**TASK OBJECTIVE:** Below are some entries. Transcribe the lines from the one holding "What seaborn and" to the one holding "import seaborn as sns", inclusive, but not the pictures among them.

— Begin INFORMATION SHOWN —

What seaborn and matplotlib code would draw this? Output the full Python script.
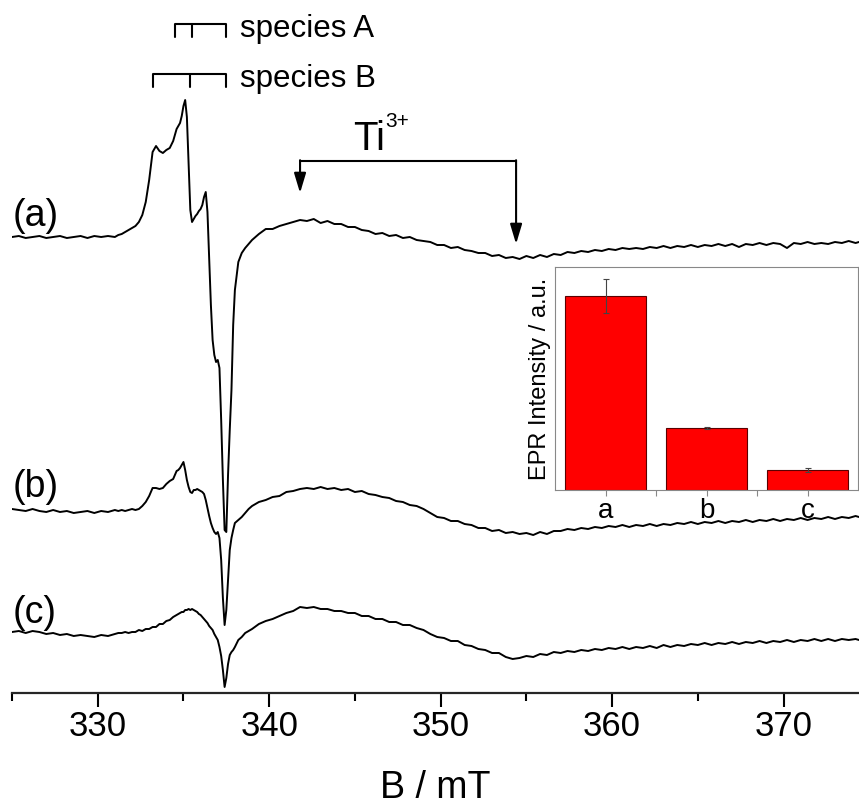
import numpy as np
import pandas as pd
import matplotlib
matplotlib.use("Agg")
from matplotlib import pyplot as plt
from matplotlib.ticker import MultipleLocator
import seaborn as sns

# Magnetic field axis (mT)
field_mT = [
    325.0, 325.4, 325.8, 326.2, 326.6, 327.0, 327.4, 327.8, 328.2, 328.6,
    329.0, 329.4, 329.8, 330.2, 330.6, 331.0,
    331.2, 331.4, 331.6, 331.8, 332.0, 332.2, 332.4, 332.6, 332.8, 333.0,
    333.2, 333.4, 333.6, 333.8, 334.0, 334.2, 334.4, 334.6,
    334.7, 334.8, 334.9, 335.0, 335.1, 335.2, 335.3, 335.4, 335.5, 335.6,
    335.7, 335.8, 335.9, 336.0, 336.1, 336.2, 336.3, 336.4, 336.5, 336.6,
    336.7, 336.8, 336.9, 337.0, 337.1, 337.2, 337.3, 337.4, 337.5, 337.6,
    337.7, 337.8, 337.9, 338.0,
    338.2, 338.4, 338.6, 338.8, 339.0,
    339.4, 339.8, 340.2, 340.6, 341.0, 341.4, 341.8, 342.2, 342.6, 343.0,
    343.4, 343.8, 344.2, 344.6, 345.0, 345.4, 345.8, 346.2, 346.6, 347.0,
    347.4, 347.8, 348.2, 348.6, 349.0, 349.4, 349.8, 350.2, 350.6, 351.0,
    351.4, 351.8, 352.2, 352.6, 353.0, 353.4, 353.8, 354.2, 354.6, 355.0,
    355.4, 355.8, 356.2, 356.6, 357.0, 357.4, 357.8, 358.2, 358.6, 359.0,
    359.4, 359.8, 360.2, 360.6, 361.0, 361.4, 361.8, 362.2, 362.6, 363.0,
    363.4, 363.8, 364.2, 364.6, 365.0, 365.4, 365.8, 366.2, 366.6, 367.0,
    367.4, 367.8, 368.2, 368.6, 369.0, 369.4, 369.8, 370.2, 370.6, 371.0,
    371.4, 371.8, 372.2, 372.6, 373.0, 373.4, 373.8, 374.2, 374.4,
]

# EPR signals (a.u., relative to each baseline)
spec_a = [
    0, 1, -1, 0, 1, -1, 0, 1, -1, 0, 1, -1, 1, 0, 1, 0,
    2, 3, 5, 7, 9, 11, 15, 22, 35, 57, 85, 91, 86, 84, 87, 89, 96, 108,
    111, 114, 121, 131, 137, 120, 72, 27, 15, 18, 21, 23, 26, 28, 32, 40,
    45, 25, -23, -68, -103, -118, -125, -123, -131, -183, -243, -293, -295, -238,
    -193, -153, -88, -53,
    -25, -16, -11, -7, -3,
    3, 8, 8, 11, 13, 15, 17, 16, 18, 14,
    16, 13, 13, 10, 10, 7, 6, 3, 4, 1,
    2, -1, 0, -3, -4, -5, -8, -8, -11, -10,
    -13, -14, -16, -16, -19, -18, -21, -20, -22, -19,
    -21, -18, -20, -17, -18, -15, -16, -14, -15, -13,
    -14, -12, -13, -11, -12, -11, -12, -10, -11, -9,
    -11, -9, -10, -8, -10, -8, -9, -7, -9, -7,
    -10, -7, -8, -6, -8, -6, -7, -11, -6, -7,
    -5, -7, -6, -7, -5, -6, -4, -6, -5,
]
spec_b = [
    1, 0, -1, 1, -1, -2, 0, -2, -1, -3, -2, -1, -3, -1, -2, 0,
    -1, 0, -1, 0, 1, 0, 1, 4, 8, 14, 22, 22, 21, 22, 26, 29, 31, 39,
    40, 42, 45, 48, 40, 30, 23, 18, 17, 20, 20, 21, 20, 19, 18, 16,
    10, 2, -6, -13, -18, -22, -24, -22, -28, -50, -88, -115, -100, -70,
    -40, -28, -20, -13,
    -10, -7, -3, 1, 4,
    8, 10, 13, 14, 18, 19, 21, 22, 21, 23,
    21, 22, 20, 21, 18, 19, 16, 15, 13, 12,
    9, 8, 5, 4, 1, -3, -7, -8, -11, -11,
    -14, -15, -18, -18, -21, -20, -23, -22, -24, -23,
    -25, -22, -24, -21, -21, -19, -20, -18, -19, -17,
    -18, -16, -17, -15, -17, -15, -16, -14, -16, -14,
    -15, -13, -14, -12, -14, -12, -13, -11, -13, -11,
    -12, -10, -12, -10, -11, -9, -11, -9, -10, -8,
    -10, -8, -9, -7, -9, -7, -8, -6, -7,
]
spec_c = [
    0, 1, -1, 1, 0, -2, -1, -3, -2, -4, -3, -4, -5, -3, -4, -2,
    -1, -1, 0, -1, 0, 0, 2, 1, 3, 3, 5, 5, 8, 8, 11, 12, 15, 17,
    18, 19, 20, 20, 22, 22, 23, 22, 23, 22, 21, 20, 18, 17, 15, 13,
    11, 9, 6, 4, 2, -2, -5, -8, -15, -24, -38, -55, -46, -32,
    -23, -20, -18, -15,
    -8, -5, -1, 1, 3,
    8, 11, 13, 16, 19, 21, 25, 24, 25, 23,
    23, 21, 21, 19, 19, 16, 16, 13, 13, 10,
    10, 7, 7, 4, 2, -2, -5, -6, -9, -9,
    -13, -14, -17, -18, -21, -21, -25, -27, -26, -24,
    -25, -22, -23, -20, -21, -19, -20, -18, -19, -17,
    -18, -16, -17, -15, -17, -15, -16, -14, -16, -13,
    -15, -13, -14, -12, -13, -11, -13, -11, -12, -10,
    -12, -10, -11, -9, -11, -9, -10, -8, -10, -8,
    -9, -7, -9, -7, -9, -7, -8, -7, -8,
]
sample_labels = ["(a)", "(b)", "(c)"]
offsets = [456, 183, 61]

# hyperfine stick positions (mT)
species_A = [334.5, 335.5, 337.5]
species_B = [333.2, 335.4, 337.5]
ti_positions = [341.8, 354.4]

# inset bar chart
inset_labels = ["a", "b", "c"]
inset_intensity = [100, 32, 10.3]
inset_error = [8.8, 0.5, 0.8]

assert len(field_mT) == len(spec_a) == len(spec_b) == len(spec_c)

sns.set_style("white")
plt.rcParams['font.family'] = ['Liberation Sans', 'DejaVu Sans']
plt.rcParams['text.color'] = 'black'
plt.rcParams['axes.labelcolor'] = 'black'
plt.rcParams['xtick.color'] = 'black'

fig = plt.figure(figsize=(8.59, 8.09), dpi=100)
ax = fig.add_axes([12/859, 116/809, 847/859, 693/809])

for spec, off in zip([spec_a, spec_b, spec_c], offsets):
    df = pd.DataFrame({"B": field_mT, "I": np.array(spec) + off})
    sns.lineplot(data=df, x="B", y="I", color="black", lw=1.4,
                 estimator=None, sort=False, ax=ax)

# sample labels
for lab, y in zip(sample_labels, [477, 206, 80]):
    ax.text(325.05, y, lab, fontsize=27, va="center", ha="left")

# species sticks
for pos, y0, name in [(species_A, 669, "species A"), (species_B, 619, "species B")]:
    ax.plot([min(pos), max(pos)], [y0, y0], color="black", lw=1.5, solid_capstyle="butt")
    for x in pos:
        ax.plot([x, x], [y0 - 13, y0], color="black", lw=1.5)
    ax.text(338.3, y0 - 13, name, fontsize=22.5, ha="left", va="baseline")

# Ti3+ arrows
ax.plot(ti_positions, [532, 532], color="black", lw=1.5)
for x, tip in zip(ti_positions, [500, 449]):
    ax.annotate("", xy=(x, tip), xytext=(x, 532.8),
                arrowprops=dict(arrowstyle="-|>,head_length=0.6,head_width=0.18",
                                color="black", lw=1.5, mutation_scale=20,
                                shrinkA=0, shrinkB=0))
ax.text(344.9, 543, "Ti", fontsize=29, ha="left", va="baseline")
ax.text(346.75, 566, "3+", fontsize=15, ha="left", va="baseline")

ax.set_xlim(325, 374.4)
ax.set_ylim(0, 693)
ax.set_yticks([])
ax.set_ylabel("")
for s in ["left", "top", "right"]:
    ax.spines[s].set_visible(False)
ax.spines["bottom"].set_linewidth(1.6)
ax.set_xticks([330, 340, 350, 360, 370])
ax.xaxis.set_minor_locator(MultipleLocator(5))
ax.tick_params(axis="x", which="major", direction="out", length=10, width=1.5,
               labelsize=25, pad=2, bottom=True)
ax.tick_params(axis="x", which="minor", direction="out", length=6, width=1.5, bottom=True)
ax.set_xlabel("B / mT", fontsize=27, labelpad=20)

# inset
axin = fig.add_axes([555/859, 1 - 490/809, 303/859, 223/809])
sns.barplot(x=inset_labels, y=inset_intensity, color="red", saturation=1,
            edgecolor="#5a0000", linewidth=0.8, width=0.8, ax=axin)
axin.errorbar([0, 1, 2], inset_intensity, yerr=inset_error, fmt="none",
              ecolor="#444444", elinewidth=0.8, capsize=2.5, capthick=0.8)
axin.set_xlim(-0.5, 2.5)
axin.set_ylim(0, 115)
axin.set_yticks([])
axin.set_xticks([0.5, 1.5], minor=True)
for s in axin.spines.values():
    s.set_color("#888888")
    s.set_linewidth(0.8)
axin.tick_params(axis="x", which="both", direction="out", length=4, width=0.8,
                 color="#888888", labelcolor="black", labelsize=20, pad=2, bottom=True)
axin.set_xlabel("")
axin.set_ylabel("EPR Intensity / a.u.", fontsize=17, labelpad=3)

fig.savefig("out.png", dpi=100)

— End INFORMATION SHOWN —
— Begin INFORMATION SHOWN —

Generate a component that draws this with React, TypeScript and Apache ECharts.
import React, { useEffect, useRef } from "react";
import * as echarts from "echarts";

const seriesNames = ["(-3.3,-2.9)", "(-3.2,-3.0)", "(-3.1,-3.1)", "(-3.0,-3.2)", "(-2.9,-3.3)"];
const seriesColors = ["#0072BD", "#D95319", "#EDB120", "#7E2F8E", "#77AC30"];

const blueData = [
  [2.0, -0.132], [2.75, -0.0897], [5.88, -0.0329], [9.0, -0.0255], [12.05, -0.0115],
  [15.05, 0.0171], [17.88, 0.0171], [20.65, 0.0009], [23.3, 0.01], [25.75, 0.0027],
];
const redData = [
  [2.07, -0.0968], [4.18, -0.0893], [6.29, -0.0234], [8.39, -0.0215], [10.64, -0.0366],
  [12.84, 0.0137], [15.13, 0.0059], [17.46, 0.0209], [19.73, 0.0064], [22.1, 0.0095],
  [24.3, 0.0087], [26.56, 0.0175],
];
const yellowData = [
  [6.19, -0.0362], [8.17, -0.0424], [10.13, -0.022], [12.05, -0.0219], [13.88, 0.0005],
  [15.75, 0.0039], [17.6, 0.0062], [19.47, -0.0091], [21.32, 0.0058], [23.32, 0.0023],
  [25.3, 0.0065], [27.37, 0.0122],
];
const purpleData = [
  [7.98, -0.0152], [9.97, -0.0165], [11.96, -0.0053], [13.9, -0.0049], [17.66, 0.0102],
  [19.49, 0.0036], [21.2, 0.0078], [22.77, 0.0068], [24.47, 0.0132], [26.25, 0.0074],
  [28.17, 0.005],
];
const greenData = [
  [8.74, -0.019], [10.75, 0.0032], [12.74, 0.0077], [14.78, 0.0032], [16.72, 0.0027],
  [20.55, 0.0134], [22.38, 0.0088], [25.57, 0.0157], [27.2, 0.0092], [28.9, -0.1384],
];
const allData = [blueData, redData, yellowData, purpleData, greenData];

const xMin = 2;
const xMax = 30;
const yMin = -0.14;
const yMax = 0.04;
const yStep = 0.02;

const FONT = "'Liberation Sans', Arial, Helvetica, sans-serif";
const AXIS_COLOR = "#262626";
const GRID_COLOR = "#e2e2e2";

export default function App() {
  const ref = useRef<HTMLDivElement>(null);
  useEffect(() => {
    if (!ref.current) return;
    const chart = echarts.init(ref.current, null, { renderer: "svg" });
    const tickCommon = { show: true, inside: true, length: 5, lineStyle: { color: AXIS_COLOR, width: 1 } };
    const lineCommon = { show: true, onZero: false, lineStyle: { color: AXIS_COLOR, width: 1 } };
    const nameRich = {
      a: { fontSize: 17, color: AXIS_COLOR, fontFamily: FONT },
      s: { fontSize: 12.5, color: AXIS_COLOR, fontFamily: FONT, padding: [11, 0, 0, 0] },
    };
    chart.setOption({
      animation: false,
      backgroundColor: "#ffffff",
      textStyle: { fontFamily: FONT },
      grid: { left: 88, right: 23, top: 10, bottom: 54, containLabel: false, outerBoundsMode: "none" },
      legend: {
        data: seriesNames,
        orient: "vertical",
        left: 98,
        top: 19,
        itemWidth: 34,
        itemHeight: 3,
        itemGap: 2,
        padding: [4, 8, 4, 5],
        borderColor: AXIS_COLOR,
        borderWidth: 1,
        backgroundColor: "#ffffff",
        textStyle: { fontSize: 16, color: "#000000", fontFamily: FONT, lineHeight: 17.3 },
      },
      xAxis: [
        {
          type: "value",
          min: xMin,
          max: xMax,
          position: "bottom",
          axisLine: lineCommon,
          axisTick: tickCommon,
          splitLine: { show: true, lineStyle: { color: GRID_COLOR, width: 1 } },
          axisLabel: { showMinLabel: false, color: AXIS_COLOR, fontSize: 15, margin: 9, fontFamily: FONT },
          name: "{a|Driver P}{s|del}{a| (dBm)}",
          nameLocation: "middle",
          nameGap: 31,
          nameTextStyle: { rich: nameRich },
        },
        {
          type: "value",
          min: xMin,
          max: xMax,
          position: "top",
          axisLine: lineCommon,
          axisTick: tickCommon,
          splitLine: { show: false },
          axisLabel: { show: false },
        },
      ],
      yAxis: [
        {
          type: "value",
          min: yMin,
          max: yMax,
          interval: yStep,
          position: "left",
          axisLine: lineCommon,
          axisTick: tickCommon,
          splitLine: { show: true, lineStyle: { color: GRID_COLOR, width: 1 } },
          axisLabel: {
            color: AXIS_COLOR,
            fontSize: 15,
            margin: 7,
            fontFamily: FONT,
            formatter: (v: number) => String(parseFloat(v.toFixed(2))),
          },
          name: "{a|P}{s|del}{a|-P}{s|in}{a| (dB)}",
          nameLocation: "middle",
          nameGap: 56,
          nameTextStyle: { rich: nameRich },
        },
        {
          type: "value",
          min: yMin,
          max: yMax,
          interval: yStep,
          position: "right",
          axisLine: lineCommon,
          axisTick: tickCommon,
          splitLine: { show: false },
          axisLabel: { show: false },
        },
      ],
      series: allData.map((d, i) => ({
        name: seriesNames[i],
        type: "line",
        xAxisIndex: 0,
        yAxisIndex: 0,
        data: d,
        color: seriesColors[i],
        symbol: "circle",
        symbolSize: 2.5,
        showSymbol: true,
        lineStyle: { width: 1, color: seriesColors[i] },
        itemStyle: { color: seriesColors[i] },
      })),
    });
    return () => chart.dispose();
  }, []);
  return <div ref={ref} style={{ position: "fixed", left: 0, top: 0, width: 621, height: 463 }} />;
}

— End INFORMATION SHOWN —
— Begin INFORMATION SHOWN —

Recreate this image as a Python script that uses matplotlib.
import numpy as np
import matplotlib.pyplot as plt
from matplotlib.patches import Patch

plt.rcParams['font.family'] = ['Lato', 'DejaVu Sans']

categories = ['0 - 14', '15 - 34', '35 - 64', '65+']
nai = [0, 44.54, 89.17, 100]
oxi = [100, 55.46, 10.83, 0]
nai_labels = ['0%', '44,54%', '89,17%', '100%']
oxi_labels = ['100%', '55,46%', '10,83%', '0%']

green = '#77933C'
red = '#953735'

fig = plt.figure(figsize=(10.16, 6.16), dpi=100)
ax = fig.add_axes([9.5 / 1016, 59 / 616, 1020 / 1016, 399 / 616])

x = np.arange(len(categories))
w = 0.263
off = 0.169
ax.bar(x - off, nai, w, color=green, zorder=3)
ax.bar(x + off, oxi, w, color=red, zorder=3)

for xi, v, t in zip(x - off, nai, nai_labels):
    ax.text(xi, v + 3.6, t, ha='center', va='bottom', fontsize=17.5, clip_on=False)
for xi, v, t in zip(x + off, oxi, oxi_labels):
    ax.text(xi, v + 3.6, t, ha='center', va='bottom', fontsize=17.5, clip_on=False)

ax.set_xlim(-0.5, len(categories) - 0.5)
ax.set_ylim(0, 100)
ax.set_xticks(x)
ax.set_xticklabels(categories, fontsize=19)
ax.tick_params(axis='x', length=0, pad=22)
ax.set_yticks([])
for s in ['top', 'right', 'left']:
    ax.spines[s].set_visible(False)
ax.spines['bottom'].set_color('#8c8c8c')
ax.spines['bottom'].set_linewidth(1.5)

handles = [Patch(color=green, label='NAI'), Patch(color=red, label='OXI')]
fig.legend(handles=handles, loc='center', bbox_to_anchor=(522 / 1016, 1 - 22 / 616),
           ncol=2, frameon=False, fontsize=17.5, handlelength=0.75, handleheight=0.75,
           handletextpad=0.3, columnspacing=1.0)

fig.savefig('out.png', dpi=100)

— End INFORMATION SHOWN —

**FINISHED ANSWER:**
What seaborn and matplotlib code would draw this? Output the full Python script.
import numpy as np
import pandas as pd
import matplotlib
matplotlib.use("Agg")
from matplotlib import pyplot as plt
from matplotlib.ticker import MultipleLocator
import seaborn as sns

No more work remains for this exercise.